Pick out the lines containing "matplotlib".

**** Raw data

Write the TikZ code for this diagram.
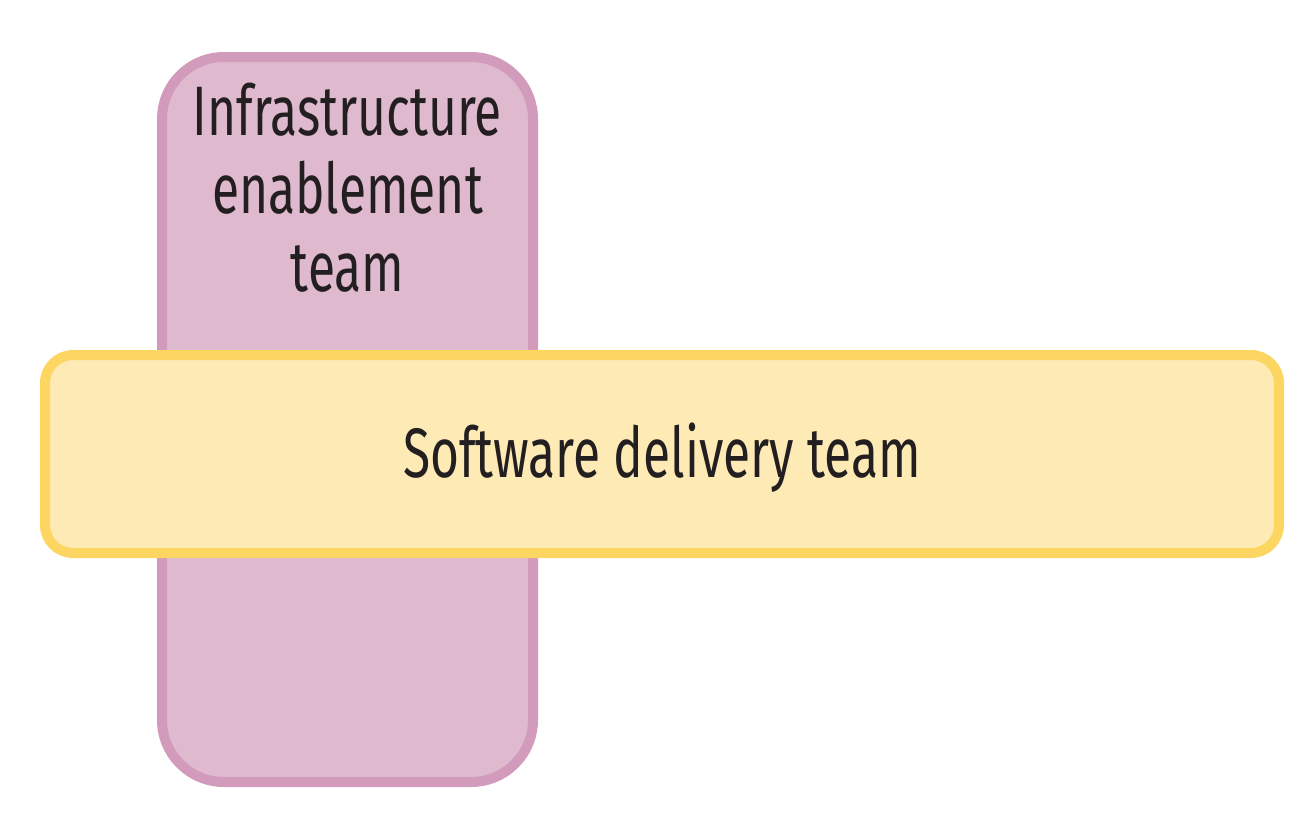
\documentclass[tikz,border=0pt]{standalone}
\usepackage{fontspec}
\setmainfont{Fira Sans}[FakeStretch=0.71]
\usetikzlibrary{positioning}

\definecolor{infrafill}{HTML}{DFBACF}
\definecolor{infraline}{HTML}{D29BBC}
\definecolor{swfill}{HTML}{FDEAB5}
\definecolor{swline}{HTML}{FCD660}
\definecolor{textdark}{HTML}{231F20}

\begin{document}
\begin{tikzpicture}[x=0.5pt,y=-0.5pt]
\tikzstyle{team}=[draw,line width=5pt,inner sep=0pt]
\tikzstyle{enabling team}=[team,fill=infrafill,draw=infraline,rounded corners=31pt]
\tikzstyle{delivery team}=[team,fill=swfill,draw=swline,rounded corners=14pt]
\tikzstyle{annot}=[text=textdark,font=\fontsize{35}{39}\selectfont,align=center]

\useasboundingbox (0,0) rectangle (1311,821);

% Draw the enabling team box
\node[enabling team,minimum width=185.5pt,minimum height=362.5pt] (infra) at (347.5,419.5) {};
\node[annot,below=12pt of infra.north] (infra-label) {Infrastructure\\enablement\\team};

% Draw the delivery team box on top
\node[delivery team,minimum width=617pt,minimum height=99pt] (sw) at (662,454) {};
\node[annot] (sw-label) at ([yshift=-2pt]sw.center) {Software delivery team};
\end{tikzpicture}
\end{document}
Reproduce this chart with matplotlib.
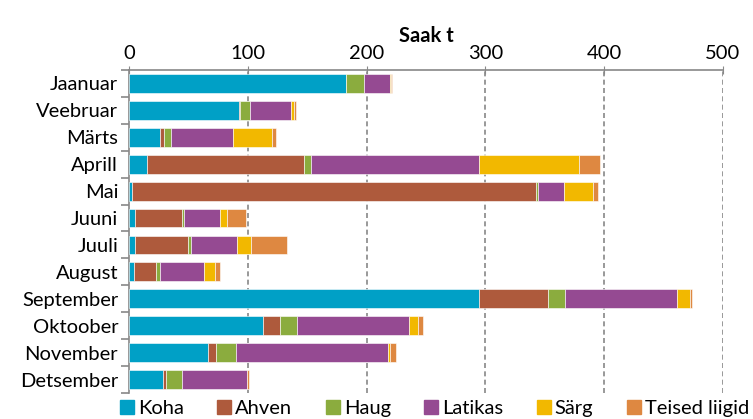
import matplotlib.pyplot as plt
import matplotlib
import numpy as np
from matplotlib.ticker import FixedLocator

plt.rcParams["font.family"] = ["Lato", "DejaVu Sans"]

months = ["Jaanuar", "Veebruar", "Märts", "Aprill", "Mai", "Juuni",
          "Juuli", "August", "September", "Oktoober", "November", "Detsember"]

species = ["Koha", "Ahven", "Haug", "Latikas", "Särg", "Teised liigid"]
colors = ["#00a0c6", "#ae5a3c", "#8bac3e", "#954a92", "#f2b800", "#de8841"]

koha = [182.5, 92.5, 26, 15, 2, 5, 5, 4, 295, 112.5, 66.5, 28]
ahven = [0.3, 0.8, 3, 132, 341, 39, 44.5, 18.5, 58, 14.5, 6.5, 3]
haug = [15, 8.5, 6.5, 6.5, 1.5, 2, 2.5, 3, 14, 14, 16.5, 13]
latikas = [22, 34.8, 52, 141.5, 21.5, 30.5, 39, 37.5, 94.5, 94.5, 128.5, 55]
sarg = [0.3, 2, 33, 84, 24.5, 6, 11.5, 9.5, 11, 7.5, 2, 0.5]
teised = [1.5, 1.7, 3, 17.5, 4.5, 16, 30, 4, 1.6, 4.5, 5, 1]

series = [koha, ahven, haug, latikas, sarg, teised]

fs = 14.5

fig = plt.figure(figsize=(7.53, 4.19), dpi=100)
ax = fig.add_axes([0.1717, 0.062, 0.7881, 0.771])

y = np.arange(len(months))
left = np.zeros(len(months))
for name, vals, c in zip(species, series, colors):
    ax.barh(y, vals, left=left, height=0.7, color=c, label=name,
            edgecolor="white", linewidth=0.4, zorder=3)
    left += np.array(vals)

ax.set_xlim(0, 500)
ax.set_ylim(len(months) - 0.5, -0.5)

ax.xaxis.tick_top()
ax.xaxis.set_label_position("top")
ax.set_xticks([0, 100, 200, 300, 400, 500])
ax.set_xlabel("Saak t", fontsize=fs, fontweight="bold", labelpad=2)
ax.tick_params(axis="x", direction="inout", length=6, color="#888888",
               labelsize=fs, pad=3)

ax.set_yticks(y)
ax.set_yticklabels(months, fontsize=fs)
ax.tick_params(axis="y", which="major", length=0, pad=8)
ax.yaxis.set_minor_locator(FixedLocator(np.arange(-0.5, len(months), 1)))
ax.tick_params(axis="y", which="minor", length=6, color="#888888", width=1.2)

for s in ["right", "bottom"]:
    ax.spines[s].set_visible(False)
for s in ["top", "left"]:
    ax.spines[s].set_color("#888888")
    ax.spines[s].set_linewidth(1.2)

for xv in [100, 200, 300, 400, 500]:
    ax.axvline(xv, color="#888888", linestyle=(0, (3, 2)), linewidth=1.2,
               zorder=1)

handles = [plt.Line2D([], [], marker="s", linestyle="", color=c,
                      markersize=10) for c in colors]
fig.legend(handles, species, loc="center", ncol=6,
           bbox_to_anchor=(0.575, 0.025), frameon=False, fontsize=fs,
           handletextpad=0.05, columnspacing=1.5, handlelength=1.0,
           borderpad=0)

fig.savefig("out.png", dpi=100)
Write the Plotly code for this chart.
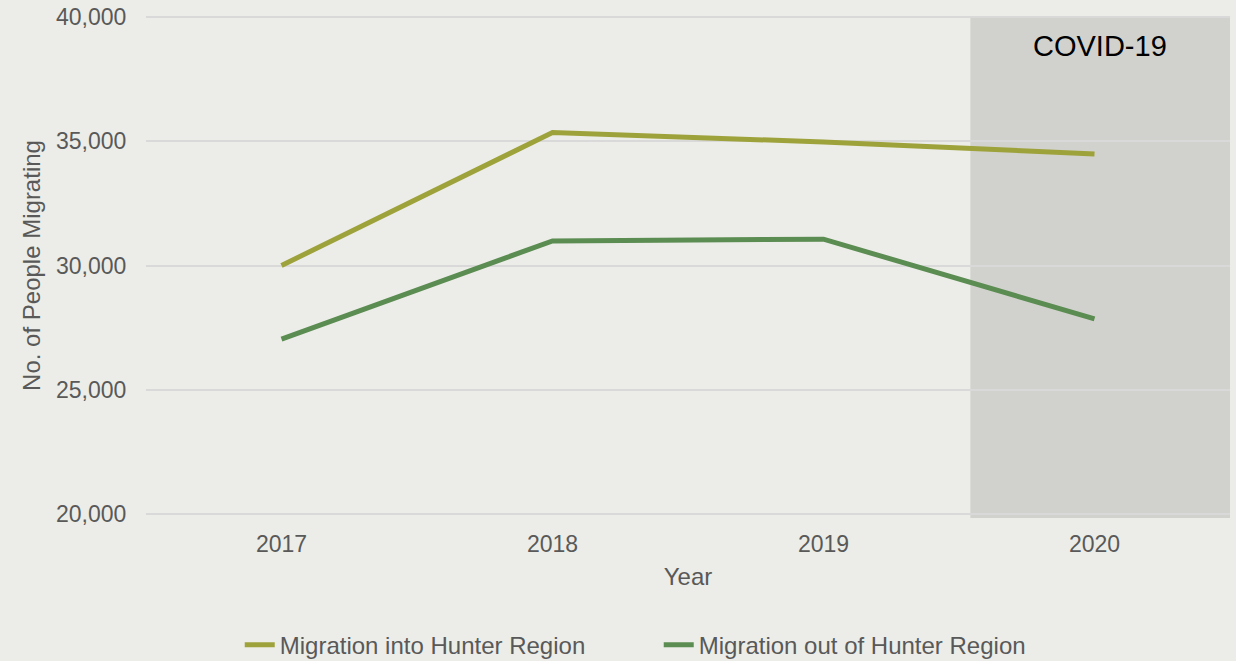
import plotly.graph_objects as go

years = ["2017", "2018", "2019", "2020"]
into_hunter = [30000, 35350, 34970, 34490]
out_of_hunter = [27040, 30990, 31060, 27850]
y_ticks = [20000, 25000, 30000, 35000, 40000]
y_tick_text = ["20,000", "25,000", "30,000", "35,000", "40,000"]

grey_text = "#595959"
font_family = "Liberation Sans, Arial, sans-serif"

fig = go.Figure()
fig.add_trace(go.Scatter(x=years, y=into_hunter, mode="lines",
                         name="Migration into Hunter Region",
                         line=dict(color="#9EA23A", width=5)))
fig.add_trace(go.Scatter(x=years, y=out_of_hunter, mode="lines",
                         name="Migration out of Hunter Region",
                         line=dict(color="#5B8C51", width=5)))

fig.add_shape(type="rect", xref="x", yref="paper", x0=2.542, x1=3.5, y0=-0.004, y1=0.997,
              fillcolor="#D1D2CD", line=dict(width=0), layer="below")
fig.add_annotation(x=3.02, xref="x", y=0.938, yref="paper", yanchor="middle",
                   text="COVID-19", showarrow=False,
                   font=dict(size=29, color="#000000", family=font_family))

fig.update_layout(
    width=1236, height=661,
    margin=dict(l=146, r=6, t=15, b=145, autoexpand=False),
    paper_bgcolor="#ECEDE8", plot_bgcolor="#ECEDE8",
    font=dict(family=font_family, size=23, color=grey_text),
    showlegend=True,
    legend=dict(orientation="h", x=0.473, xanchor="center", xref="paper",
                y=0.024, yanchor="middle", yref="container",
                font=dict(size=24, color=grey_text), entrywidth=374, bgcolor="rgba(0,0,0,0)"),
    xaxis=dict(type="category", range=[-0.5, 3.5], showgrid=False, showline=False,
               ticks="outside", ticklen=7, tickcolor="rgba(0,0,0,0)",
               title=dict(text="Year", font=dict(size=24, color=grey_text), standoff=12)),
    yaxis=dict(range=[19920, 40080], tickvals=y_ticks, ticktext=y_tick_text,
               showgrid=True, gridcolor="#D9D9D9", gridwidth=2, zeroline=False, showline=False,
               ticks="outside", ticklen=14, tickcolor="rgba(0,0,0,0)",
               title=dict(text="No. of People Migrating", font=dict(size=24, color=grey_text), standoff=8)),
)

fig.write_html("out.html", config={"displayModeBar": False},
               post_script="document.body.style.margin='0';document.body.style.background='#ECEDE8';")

********

◆ **Final result**:
Reproduce this chart with matplotlib.
import matplotlib.pyplot as plt
import matplotlib
from matplotlib.ticker import FixedLocator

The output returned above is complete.